All of the data should be repeated exactly; pictures are not part of the copy.

# # #

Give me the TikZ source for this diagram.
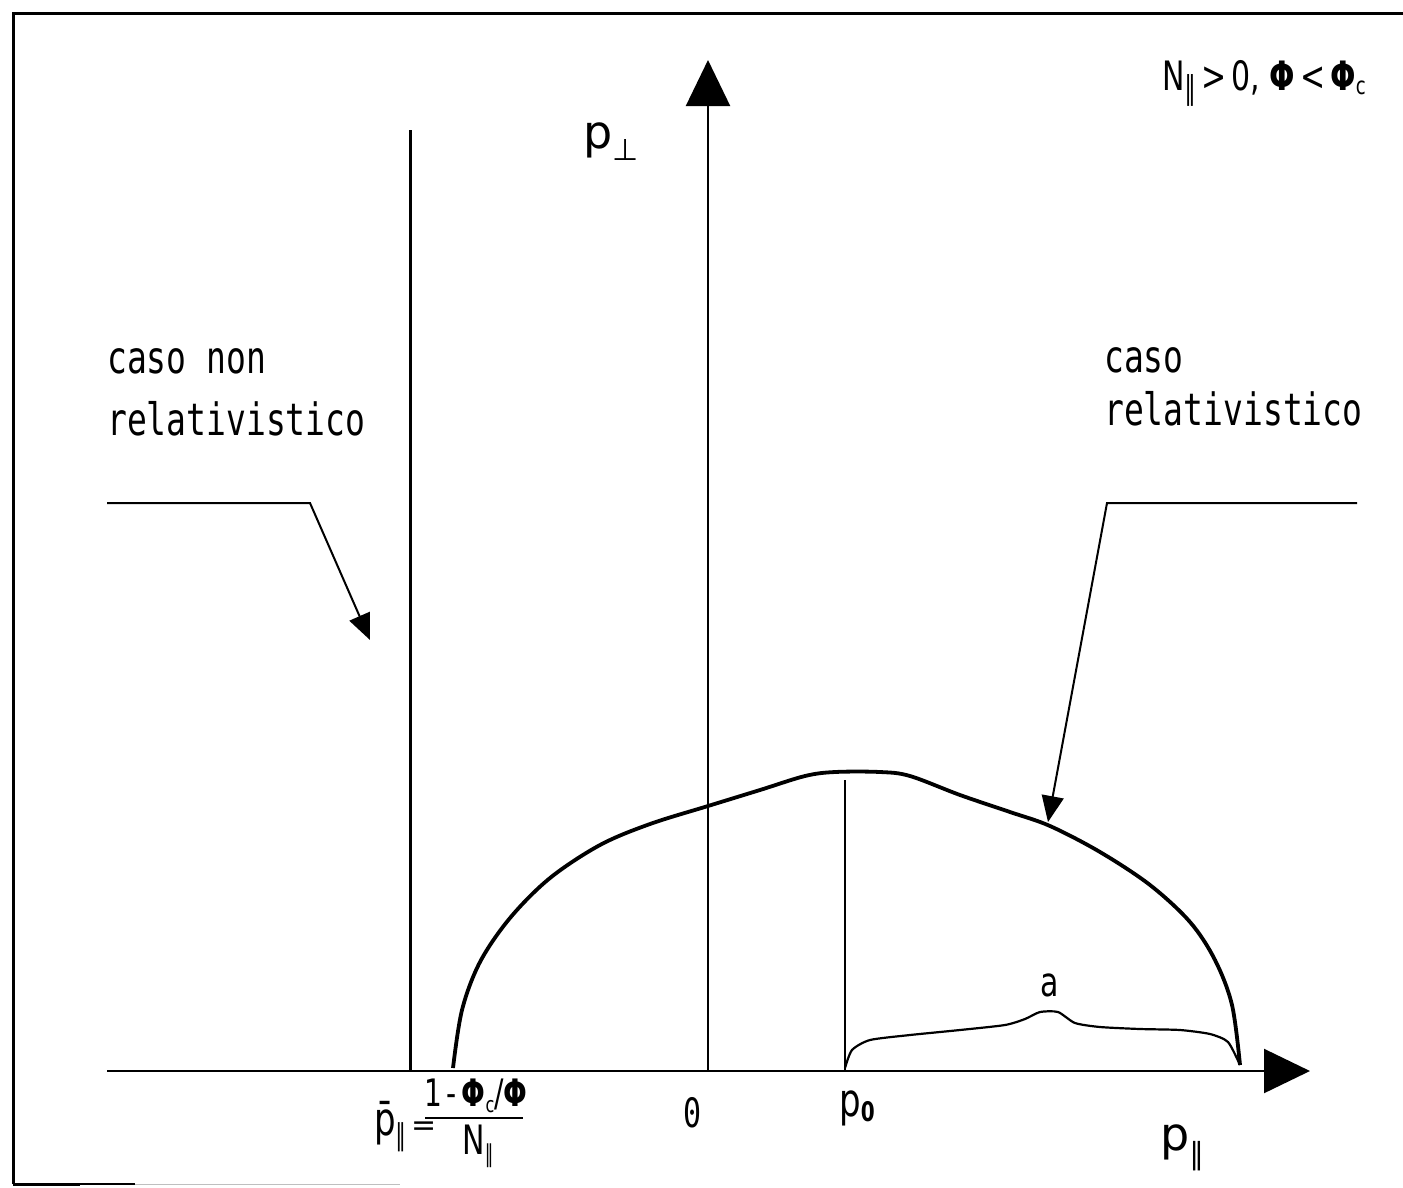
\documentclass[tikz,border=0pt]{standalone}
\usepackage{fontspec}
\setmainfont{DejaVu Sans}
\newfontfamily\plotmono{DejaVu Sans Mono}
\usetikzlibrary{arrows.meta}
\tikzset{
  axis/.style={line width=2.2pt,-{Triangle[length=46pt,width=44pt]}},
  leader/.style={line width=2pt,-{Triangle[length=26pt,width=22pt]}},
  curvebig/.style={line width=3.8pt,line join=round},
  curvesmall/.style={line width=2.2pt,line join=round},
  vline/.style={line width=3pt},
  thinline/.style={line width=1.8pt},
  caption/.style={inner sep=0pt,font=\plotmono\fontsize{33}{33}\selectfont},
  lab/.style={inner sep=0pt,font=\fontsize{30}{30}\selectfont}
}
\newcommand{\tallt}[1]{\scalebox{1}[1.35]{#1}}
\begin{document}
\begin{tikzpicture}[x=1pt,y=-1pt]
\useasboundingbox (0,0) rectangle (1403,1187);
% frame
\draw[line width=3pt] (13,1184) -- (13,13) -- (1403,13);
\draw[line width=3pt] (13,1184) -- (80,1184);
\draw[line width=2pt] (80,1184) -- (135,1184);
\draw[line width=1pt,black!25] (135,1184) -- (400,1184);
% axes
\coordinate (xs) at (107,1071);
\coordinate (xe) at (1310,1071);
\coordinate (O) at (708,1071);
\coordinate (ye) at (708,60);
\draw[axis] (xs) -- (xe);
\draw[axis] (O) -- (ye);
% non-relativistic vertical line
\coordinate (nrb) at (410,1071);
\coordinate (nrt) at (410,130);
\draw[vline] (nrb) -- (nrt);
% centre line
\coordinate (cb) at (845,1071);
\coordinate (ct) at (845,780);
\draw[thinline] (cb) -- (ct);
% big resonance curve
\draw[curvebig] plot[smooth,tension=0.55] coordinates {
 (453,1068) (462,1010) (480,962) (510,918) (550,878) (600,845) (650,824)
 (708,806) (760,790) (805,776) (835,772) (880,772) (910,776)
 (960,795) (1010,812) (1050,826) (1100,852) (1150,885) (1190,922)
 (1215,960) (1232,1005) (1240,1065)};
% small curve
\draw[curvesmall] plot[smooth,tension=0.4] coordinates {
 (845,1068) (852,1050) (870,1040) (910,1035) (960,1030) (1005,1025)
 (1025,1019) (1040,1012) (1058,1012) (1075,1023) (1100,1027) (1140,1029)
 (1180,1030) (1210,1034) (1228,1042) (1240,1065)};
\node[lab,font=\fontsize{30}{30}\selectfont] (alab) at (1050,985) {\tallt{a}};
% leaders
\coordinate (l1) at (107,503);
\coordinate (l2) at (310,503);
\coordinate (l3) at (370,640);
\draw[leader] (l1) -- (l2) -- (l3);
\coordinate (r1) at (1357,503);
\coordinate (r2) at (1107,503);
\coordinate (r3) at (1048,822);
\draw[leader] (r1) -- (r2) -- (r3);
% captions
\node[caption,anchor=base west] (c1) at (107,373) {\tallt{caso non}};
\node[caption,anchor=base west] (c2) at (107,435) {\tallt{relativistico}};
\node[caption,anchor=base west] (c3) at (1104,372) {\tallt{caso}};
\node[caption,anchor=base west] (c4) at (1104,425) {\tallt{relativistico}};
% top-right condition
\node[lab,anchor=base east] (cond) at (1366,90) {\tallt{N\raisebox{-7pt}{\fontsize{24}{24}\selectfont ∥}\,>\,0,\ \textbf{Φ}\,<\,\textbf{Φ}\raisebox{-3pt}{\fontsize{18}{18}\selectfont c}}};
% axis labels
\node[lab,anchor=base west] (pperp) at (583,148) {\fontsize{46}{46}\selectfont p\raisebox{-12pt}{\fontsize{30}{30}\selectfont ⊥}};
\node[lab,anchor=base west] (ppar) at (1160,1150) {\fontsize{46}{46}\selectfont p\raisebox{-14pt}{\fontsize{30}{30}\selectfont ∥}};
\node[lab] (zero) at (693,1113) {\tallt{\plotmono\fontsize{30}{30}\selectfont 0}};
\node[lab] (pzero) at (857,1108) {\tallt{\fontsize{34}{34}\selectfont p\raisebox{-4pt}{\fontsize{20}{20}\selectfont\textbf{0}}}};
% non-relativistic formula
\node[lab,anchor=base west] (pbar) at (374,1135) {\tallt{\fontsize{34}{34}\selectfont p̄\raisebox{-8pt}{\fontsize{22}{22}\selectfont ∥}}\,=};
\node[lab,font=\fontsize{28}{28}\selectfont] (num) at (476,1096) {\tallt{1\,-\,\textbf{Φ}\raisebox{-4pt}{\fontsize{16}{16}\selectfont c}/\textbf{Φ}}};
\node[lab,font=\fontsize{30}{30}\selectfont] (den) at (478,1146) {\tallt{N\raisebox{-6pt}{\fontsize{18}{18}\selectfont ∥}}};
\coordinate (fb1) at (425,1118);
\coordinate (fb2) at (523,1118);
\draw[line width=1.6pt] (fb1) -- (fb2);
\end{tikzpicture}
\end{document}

# # #

**Answer to the problem:**
Give me the TikZ source for this diagram.
\documentclass[tikz,border=0pt]{standalone}
\usepackage{fontspec}
\setmainfont{DejaVu Sans}
\newfontfamily\plotmono{DejaVu Sans Mono}
\usetikzlibrary{arrows.meta}
\tikzset{
  axis/.style={line width=2.2pt,-{Triangle[length=46pt,width=44pt]}},
  leader/.style={line width=2pt,-{Triangle[length=26pt,width=22pt]}},
  curvebig/.style={line width=3.8pt,line join=round},
  curvesmall/.style={line width=2.2pt,line join=round},
  vline/.style={line width=3pt},
  thinline/.style={line width=1.8pt},
  caption/.style={inner sep=0pt,font=\plotmono\fontsize{33}{33}\selectfont},
  lab/.style={inner sep=0pt,font=\fontsize{30}{30}\selectfont}
}
\newcommand{\tallt}[1]{\scalebox{1}[1.35]{#1}}
\begin{document}
\begin{tikzpicture}[x=1pt,y=-1pt]
\useasboundingbox (0,0) rectangle (1403,1187);
% frame
\draw[line width=3pt] (13,1184) -- (13,13) -- (1403,13);
\draw[line width=3pt] (13,1184) -- (80,1184);
\draw[line width=2pt] (80,1184) -- (135,1184);
\draw[line width=1pt,black!25] (135,1184) -- (400,1184);
% axes
\coordinate (xs) at (107,1071);
\coordinate (xe) at (1310,1071);
\coordinate (O) at (708,1071);
\coordinate (ye) at (708,60);
\draw[axis] (xs) -- (xe);
\draw[axis] (O) -- (ye);
% non-relativistic vertical line
\coordinate (nrb) at (410,1071);
\coordinate (nrt) at (410,130);
\draw[vline] (nrb) -- (nrt);
% centre line
\coordinate (cb) at (845,1071);
\coordinate (ct) at (845,780);
\draw[thinline] (cb) -- (ct);
% big resonance curve
\draw[curvebig] plot[smooth,tension=0.55] coordinates {
 (453,1068) (462,1010) (480,962) (510,918) (550,878) (600,845) (650,824)
 (708,806) (760,790) (805,776) (835,772) (880,772) (910,776)
 (960,795) (1010,812) (1050,826) (1100,852) (1150,885) (1190,922)
 (1215,960) (1232,1005) (1240,1065)};
% small curve
\draw[curvesmall] plot[smooth,tension=0.4] coordinates {
 (845,1068) (852,1050) (870,1040) (910,1035) (960,1030) (1005,1025)
 (1025,1019) (1040,1012) (1058,1012) (1075,1023) (1100,1027) (1140,1029)
 (1180,1030) (1210,1034) (1228,1042) (1240,1065)};
\node[lab,font=\fontsize{30}{30}\selectfont] (alab) at (1050,985) {\tallt{a}};
% leaders
\coordinate (l1) at (107,503);
\coordinate (l2) at (310,503);
\coordinate (l3) at (370,640);
\draw[leader] (l1) -- (l2) -- (l3);
\coordinate (r1) at (1357,503);
\coordinate (r2) at (1107,503);
\coordinate (r3) at (1048,822);
\draw[leader] (r1) -- (r2) -- (r3);
% captions
\node[caption,anchor=base west] (c1) at (107,373) {\tallt{caso non}};
\node[caption,anchor=base west] (c2) at (107,435) {\tallt{relativistico}};
\node[caption,anchor=base west] (c3) at (1104,372) {\tallt{caso}};
\node[caption,anchor=base west] (c4) at (1104,425) {\tallt{relativistico}};
% top-right condition
\node[lab,anchor=base east] (cond) at (1366,90) {\tallt{N\raisebox{-7pt}{\fontsize{24}{24}\selectfont ∥}\,>\,0,\ \textbf{Φ}\,<\,\textbf{Φ}\raisebox{-3pt}{\fontsize{18}{18}\selectfont c}}};
% axis labels
\node[lab,anchor=base west] (pperp) at (583,148) {\fontsize{46}{46}\selectfont p\raisebox{-12pt}{\fontsize{30}{30}\selectfont ⊥}};
\node[lab,anchor=base west] (ppar) at (1160,1150) {\fontsize{46}{46}\selectfont p\raisebox{-14pt}{\fontsize{30}{30}\selectfont ∥}};
\node[lab] (zero) at (693,1113) {\tallt{\plotmono\fontsize{30}{30}\selectfont 0}};
\node[lab] (pzero) at (857,1108) {\tallt{\fontsize{34}{34}\selectfont p\raisebox{-4pt}{\fontsize{20}{20}\selectfont\textbf{0}}}};
% non-relativistic formula
\node[lab,anchor=base west] (pbar) at (374,1135) {\tallt{\fontsize{34}{34}\selectfont p̄\raisebox{-8pt}{\fontsize{22}{22}\selectfont ∥}}\,=};
\node[lab,font=\fontsize{28}{28}\selectfont] (num) at (476,1096) {\tallt{1\,-\,\textbf{Φ}\raisebox{-4pt}{\fontsize{16}{16}\selectfont c}/\textbf{Φ}}};
\node[lab,font=\fontsize{30}{30}\selectfont] (den) at (478,1146) {\tallt{N\raisebox{-6pt}{\fontsize{18}{18}\selectfont ∥}}};
\coordinate (fb1) at (425,1118);
\coordinate (fb2) at (523,1118);
\draw[line width=1.6pt] (fb1) -- (fb2);
\end{tikzpicture}
\end{document}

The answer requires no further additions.